2.東京都医務監察院のデータが示す事実





6月24日付、毎日新聞朝刊の一面トップで、異例の記事(資料1)が報道されました。その中で、救急救命医は、精神科クリニックの多剤大量処方を「常軌を逸している。」「薬理学上あり得ない。」とコメントしています。





 その救急搬送で運ばれる前に、自宅など病院以外で亡くなった場合、その死因を検査するために運ばれるのが、医務監察院です。医務監察院のデータは、その救急救命医のいう「常軌を逸している。」「薬理学上あり得ない。」状況を証明するものです。





東京都監察医務院の報告(資料2)


東京都医務監察院は、東京都23区内における異常死体の検案(年間1万余体)及び行政解剖(同3千体)により死因の解明を行っている。

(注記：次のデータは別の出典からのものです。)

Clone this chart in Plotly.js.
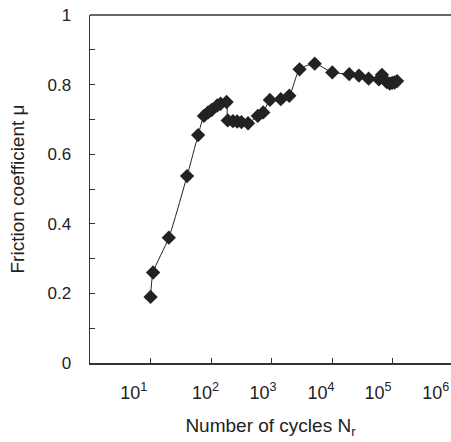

その東京都監察医務院の、2001年から2005年の間に、薬毒物中毒に関連した事例の検案及び行政解剖例レポートから抜粋した。


 東京都医務監察院に回される事例は、警察の検視を経て不審とされた事例で、氷山の一角である。飛び込み、飛び降りなど、明らかな自殺は含まれない。





5年間の薬物関連中毒死の内訳(605件)


違法薬物(覚せい剤、アヘン、コカイン等)5.5%(33件)


精神科による処方薬物(催眠・鎮静剤、抗不安薬、抗精神病薬、抗うつ薬、抗てんかん薬)


87.9%(532件)*1年当たりに換算すると106名


その他(解熱剤、鎮痛剤、その他)6.6%(40件)


なんと、違法薬物の16倍の方が、処方薬による中毒で亡くなっています。


ちなみに、平成20年の東京都の交通事故死は200人強。





死因の分類


不慮の中毒 20.6%(125件)


自殺 52.4%(317件)


不詳 27.0%(163件)


約半数が自殺、その他は不慮の事故または不詳である。

















また、その内、生前の処方が判明した事例70例の内訳


0種類(8件)、1種類(1件)、2種類(5件)、3種類(7件)、4種類(7件)、5種類(6件)、6種類(9件)、7種類(9件)、8種類(5件)、9種類(7件)、10種類(0件)、11種類(3件)、12種類(2件)、13種類(1件)


中毒死の大半が、生前に多剤併用処方されている。


これらの薬物の中には、比較的治療域が広く、単独で大量服用しても死亡まで至りにくいものも存在するが、後述するように、実際は多剤の併用により、複数の薬物の相互作用等の要因があった可能性が高い。(同レポート内から引用)





平成19年の薬毒物検出状況612件の内訳


注)死亡数ではなく、検体数(胃、血中、尿、胸空液をそれぞれ1件とする。)である。


内、バルビツレート酸系睡眠薬173件


内、べゲタミン(塩野義製薬)の成分、


フェノバルビタール、塩酸クロルプロマジン、塩酸プロメタジンの合計343件


つまり、薬物中毒死の半数以上に、バルビツレート酸系及びべゲタミンが絡んでいる。











以上の東京都医務監察院のデータから、読み取れる事実





(1) 違法薬物の中毒死の16倍の方が、処方薬により死亡している。


(2) 東京23区だけで年間約100人、人口比で全国換算すれば年間1500人以上の方が、処方薬により中毒死している。さらに、これは、氷山の一角である。


(3) 薬物中毒死亡者の大部分が、多剤併用処方をされている。


(4) 薬物中毒死の半数以上は、べゲタミンとバルビツレート酸類といった古い睡眠薬が関与している。


(5) 自殺とされたのは約半数、残りは、事故または不詳とされている。







ここで示したデータは、今春の全国自死遺族連絡会の調査、自殺者の70%が自殺前に精神科を受診していたという事実を裏付けるものです。


 これは、精神科の処方を規制する事により、自殺者が大幅に減少する可能性を示しています。